→ **Given problem**
Word for word, copy all the data and drop the pictures.

→ **Information provided**
*****
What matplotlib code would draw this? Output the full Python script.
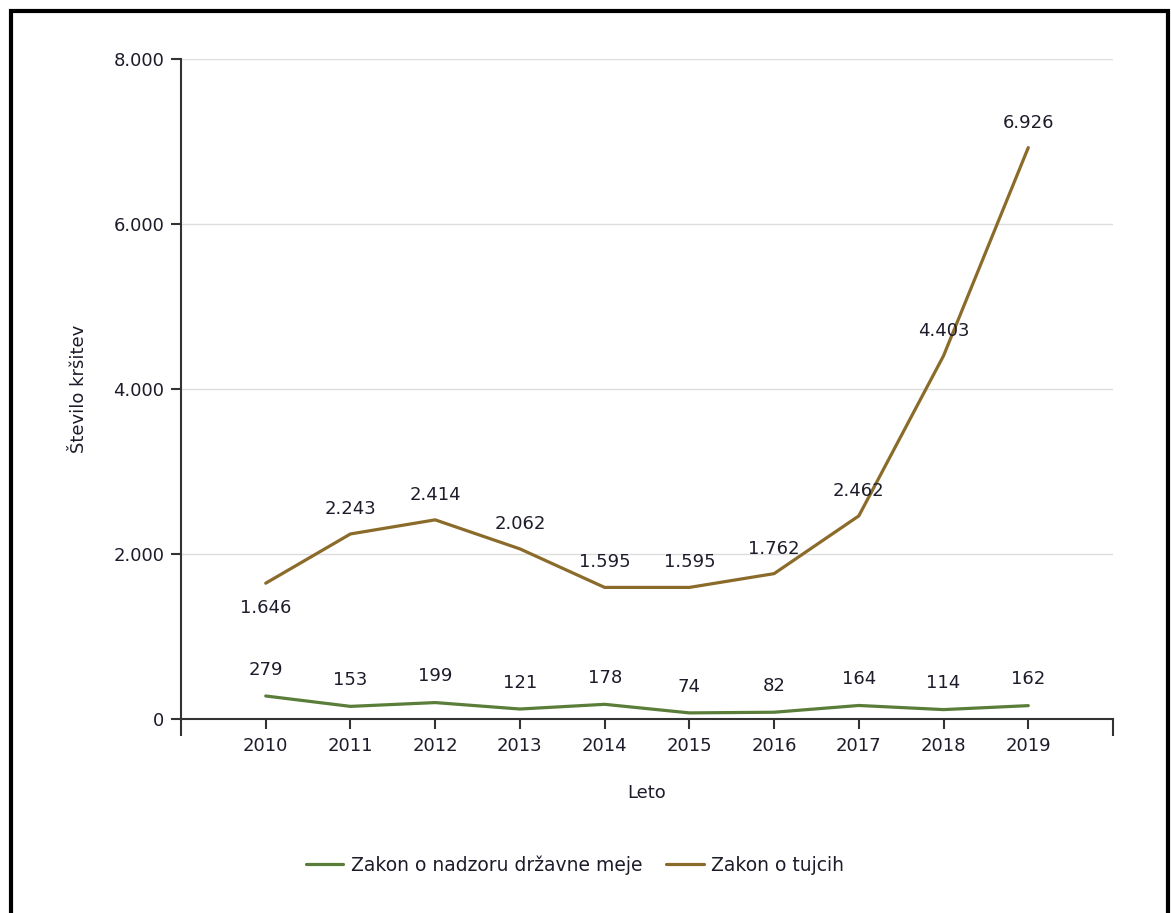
import matplotlib.pyplot as plt
from matplotlib.patches import Rectangle
from matplotlib.ticker import FuncFormatter

# --- data ---
years = [2010, 2011, 2012, 2013, 2014, 2015, 2016, 2017, 2018, 2019]
meja = [279, 153, 199, 121, 178, 74, 82, 164, 114, 162]
tujci = [1646, 2243, 2414, 2062, 1595, 1595, 1762, 2462, 4403, 6926]
series_names = ['Zakon o nadzoru državne meje', 'Zakon o tujcih']
y_ticks = [0, 2000, 4000, 6000, 8000]

GREEN = '#5a7d3a'
BROWN = '#8b6b2a'
TXT = '#1c1c2a'
FS = 13

plt.rcParams['font.family'] = ['DejaVu Sans']
plt.rcParams['font.size'] = FS

fig = plt.figure(figsize=(11.71, 9.13), dpi=100)
ax = fig.add_axes([181 / 1171, 1 - 719 / 913, (1113 - 181) / 1171, (719 - 59) / 913])

# outer frame round the whole chart
fig.patches.append(Rectangle((10.5 / 1171, -0.05), (1168 - 10.5) / 1171, 1 - 11.5 / 913 + 0.05,
                             transform=fig.transFigure, fill=False, ec='black', lw=3))

l1, = ax.plot(years, meja, color=GREEN, lw=2.3, solid_joinstyle='round', solid_capstyle='round')
l2, = ax.plot(years, tujci, color=BROWN, lw=2.3, solid_joinstyle='round', solid_capstyle='round')

def fmt(v):
    return f'{int(v):,}'.replace(',', '.')

for x, v in zip(years, meja):
    ax.annotate(fmt(v), (x, v), xytext=(0, 19), textcoords='offset points',
                ha='center', va='center', color=TXT, fontsize=FS)
for i, (x, v) in enumerate(zip(years, tujci)):
    dy = -18 if i == 0 else 18
    ax.annotate(fmt(v), (x, v), xytext=(0, dy), textcoords='offset points',
                ha='center', va='center', color=TXT, fontsize=FS)

ax.set_xlim(2009, 2020)
ax.set_ylim(0, 8000)
ax.set_xticks(years)
ax.set_yticks(y_ticks)
ax.yaxis.set_major_formatter(FuncFormatter(lambda v, p: fmt(v)))
ax.set_xticks([2009, 2020], minor=True)
ax.tick_params(axis='x', which='minor', length=12, width=1.5, color='#333333')
ax.tick_params(axis='both', which='major', length=7, width=1.5, color='#333333',
               labelcolor=TXT, labelsize=FS)
ax.tick_params(axis='x', pad=6)
ax.tick_params(axis='y', pad=5)

ax.grid(axis='y', color='#dddddd', lw=1)
ax.set_axisbelow(True)
for s in ['top', 'right']:
    ax.spines[s].set_visible(False)
for s in ['left', 'bottom']:
    ax.spines[s].set_color('#333333')
    ax.spines[s].set_linewidth(1.5)

ax.set_xlabel('Leto', color=TXT, fontsize=FS, labelpad=21)
ax.set_ylabel('Število kršitev', color=TXT, fontsize=FS, labelpad=18)

fig.legend([l1, l2], series_names, loc='center', bbox_to_anchor=(575 / 1171, 1 - 865 / 913),
           ncol=2, frameon=False, fontsize=13.5, handlelength=2, handletextpad=0.4,
           columnspacing=1.3, labelcolor=TXT)

fig.savefig('out.png', dpi=100)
*****
→ **Final result**
What matplotlib code would draw this? Output the full Python script.
import matplotlib.pyplot as plt
from matplotlib.patches import Rectangle
from matplotlib.ticker import FuncFormatter

# --- data ---
years = [2010, 2011, 2012, 2013, 2014, 2015, 2016, 2017, 2018, 2019]
meja = [279, 153, 199, 121, 178, 74, 82, 164, 114, 162]
tujci = [1646, 2243, 2414, 2062, 1595, 1595, 1762, 2462, 4403, 6926]
series_names = ['Zakon o nadzoru državne meje', 'Zakon o tujcih']
y_ticks = [0, 2000, 4000, 6000, 8000]

GREEN = '#5a7d3a'
BROWN = '#8b6b2a'
TXT = '#1c1c2a'
FS = 13

plt.rcParams['font.family'] = ['DejaVu Sans']
plt.rcParams['font.size'] = FS

fig = plt.figure(figsize=(11.71, 9.13), dpi=100)
ax = fig.add_axes([181 / 1171, 1 - 719 / 913, (1113 - 181) / 1171, (719 - 59) / 913])

# outer frame round the whole chart
fig.patches.append(Rectangle((10.5 / 1171, -0.05), (1168 - 10.5) / 1171, 1 - 11.5 / 913 + 0.05,
                             transform=fig.transFigure, fill=False, ec='black', lw=3))

l1, = ax.plot(years, meja, color=GREEN, lw=2.3, solid_joinstyle='round', solid_capstyle='round')
l2, = ax.plot(years, tujci, color=BROWN, lw=2.3, solid_joinstyle='round', solid_capstyle='round')

def fmt(v):
    return f'{int(v):,}'.replace(',', '.')

for x, v in zip(years, meja):
    ax.annotate(fmt(v), (x, v), xytext=(0, 19), textcoords='offset points',
                ha='center', va='center', color=TXT, fontsize=FS)
for i, (x, v) in enumerate(zip(years, tujci)):
    dy = -18 if i == 0 else 18
    ax.annotate(fmt(v), (x, v), xytext=(0, dy), textcoords='offset points',
                ha='center', va='center', color=TXT, fontsize=FS)

ax.set_xlim(2009, 2020)
ax.set_ylim(0, 8000)
ax.set_xticks(years)
ax.set_yticks(y_ticks)
ax.yaxis.set_major_formatter(FuncFormatter(lambda v, p: fmt(v)))
ax.set_xticks([2009, 2020], minor=True)
ax.tick_params(axis='x', which='minor', length=12, width=1.5, color='#333333')
ax.tick_params(axis='both', which='major', length=7, width=1.5, color='#333333',
               labelcolor=TXT, labelsize=FS)
ax.tick_params(axis='x', pad=6)
ax.tick_params(axis='y', pad=5)

ax.grid(axis='y', color='#dddddd', lw=1)
ax.set_axisbelow(True)
for s in ['top', 'right']:
    ax.spines[s].set_visible(False)
for s in ['left', 'bottom']:
    ax.spines[s].set_color('#333333')
    ax.spines[s].set_linewidth(1.5)

ax.set_xlabel('Leto', color=TXT, fontsize=FS, labelpad=21)
ax.set_ylabel('Število kršitev', color=TXT, fontsize=FS, labelpad=18)

fig.legend([l1, l2], series_names, loc='center', bbox_to_anchor=(575 / 1171, 1 - 865 / 913),
           ncol=2, frameon=False, fontsize=13.5, handlelength=2, handletextpad=0.4,
           columnspacing=1.3, labelcolor=TXT)

fig.savefig('out.png', dpi=100)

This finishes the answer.